Job
Only the lines from the one with "Reproduce this chart with Apache ECharts." to the one with "const yRange = [-11.9, 12.47];", both included, should be output, without any images.

##### Record excerpts

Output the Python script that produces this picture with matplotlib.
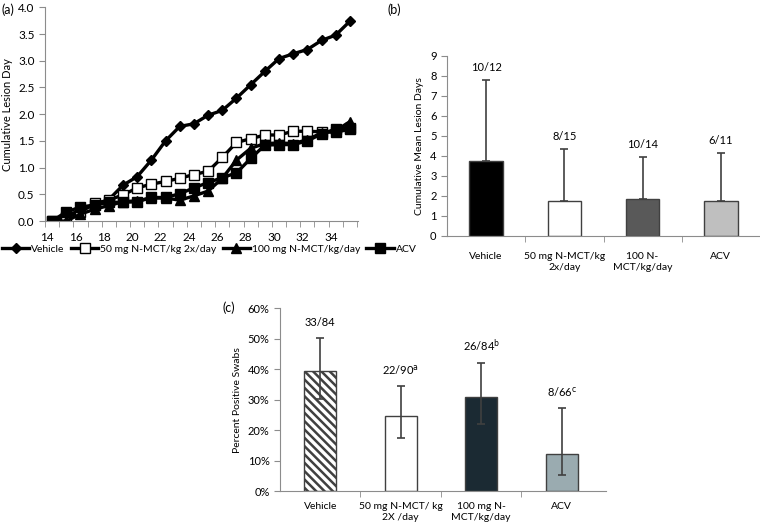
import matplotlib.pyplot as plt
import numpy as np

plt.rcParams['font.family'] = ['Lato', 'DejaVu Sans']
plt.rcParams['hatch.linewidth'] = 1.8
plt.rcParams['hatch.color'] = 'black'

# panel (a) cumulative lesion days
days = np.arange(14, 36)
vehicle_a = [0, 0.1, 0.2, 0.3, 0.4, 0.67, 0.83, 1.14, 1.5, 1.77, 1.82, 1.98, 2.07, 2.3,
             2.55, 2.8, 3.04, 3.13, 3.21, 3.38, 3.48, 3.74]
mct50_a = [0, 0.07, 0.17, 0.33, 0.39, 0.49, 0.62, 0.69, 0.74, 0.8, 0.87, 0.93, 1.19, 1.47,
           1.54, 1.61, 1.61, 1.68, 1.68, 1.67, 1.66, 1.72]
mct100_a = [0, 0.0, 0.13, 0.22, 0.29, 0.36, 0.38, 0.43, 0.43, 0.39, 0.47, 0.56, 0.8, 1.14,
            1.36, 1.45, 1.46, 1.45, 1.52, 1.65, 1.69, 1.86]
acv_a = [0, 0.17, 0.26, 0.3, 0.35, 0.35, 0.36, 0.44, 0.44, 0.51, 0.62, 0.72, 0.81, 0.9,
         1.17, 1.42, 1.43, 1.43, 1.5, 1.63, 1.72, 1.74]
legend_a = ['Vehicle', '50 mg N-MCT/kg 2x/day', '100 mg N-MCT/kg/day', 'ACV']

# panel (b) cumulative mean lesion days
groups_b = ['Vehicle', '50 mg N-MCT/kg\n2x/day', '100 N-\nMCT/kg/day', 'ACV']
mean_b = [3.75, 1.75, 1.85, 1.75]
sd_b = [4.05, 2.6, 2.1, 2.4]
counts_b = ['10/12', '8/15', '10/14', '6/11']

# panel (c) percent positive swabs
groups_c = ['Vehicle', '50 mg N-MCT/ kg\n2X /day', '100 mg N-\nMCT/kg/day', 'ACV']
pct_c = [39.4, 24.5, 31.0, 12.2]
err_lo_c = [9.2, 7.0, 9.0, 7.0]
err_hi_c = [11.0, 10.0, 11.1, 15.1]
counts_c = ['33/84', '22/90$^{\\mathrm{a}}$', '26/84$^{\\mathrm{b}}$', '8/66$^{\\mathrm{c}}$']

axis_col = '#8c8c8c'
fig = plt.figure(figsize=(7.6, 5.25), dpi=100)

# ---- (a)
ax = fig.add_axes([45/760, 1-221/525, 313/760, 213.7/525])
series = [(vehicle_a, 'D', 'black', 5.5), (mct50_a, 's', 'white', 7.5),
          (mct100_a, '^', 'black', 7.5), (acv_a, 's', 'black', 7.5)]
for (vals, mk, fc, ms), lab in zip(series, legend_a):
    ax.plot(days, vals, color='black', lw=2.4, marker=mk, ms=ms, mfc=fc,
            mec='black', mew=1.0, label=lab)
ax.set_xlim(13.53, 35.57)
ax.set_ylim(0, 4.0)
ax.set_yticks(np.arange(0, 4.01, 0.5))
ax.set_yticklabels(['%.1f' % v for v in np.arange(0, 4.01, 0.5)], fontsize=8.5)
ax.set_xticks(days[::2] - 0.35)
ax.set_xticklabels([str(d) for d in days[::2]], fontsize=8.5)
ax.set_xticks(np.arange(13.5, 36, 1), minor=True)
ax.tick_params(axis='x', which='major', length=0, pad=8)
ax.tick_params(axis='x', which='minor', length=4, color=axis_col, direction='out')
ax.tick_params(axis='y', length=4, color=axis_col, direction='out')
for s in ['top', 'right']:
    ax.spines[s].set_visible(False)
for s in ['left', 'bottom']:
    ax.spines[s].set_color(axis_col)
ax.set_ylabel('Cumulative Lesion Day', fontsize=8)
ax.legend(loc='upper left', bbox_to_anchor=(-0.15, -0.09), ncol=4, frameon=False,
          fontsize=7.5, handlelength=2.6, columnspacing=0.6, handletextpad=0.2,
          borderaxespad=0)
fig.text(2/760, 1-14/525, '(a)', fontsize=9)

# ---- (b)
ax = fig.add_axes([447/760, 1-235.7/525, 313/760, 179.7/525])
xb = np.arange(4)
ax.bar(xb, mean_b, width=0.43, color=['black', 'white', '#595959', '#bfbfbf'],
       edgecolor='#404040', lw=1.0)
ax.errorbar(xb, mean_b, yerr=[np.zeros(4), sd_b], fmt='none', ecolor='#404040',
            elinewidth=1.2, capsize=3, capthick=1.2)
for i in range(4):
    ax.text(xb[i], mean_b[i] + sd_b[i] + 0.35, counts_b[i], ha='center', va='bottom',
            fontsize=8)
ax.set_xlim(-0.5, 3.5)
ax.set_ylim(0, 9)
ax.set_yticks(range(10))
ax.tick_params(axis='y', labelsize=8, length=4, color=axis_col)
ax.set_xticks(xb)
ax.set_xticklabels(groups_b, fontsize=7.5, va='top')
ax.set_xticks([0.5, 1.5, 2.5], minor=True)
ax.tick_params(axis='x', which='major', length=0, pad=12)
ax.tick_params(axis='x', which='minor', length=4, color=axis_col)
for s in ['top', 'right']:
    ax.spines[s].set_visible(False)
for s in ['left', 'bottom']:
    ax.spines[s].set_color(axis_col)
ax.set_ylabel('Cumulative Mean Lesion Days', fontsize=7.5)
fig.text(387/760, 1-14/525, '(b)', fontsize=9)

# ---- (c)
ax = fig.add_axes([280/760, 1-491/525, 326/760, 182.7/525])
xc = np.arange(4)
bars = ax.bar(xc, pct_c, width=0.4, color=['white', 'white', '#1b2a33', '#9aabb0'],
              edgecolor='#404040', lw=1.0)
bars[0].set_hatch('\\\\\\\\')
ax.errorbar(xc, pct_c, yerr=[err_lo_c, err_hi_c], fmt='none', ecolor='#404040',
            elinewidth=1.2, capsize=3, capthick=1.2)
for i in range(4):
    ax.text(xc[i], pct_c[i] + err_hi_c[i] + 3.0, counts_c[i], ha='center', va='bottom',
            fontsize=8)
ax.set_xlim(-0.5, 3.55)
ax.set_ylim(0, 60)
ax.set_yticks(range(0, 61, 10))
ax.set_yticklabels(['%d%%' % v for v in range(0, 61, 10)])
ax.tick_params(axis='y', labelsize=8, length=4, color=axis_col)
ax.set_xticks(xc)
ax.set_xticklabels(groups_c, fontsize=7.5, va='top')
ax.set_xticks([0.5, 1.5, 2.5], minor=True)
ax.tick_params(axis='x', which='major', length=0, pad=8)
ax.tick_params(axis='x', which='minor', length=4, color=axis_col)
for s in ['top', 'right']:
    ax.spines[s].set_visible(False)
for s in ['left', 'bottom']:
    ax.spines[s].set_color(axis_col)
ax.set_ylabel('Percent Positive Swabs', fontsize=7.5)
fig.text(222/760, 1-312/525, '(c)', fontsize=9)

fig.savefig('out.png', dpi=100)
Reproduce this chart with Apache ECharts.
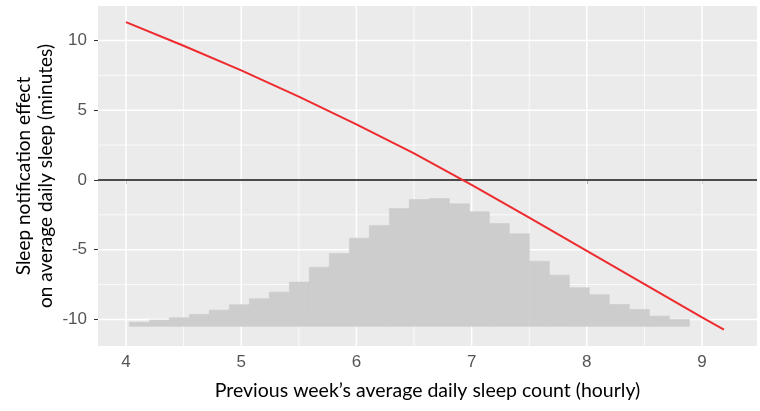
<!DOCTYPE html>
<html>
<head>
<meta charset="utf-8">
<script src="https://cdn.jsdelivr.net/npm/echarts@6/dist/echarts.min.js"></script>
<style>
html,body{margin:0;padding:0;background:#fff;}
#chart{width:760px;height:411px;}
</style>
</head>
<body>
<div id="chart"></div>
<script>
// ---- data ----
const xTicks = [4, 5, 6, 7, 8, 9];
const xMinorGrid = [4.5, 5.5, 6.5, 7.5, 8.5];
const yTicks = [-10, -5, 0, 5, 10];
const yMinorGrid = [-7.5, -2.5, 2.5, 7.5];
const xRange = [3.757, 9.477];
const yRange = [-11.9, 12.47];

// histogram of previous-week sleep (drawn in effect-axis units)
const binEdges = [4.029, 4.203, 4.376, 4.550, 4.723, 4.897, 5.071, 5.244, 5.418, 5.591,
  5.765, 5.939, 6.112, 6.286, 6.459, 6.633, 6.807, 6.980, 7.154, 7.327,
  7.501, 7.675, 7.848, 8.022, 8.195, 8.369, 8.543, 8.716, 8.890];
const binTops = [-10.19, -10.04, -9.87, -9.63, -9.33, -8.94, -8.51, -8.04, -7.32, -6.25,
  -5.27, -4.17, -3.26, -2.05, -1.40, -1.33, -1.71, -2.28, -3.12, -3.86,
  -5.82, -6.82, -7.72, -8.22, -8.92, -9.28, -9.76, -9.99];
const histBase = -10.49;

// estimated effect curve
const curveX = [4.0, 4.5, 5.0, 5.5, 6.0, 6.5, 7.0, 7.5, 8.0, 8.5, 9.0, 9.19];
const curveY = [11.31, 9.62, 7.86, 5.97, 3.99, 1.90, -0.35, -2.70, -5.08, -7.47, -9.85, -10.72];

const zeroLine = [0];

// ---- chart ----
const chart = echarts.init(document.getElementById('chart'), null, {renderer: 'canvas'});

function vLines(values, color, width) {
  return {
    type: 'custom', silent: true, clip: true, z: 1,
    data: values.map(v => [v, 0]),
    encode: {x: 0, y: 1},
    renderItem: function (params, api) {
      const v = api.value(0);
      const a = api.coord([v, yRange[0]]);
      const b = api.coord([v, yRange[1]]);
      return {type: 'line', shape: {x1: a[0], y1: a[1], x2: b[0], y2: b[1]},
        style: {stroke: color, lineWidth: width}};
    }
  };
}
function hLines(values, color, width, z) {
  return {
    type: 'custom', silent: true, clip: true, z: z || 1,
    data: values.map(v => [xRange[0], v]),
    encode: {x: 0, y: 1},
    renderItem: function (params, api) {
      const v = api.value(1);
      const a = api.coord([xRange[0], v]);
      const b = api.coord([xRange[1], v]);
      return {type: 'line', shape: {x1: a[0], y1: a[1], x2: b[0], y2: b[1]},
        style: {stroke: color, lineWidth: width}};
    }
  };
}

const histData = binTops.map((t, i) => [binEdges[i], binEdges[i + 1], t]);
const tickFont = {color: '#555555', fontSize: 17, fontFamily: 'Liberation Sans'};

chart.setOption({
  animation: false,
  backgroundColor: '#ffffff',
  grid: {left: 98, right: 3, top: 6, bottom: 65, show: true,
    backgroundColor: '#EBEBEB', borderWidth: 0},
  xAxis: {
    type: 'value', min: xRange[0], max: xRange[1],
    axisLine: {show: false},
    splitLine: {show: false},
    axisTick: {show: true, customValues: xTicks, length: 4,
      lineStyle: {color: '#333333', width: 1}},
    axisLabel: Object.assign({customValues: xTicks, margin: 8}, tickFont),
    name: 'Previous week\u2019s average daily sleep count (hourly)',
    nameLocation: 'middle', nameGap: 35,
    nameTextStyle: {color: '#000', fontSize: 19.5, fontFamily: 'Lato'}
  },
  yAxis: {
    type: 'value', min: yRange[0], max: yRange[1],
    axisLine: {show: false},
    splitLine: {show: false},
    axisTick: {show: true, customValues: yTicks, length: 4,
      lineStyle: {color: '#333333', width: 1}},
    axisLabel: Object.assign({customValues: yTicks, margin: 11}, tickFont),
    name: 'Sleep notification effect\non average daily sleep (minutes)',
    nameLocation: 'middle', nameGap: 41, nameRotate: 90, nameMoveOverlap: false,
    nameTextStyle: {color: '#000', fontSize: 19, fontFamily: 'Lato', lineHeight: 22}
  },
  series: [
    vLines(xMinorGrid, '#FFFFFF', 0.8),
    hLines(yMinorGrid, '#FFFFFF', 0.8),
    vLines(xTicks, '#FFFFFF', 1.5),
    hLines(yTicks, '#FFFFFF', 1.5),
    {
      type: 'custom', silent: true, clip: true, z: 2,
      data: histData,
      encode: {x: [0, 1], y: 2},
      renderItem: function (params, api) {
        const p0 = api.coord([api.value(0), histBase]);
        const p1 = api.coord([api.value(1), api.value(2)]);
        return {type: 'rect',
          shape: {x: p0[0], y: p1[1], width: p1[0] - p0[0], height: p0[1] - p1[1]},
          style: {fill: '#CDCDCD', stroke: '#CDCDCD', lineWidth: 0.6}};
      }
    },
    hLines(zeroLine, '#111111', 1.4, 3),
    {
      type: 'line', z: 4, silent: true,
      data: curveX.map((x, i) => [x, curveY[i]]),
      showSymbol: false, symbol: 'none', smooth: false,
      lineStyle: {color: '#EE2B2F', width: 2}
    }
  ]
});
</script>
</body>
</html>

##########

Exercise response
Reproduce this chart with Apache ECharts.
<!DOCTYPE html>
<html>
<head>
<meta charset="utf-8">
<script src="https://cdn.jsdelivr.net/npm/echarts@6/dist/echarts.min.js"></script>
<style>
html,body{margin:0;padding:0;background:#fff;}
#chart{width:760px;height:411px;}
</style>
</head>
<body>
<div id="chart"></div>
<script>
// ---- data ----
const xTicks = [4, 5, 6, 7, 8, 9];
const xMinorGrid = [4.5, 5.5, 6.5, 7.5, 8.5];
const yTicks = [-10, -5, 0, 5, 10];
const yMinorGrid = [-7.5, -2.5, 2.5, 7.5];
const xRange = [3.757, 9.477];
const yRange = [-11.9, 12.47];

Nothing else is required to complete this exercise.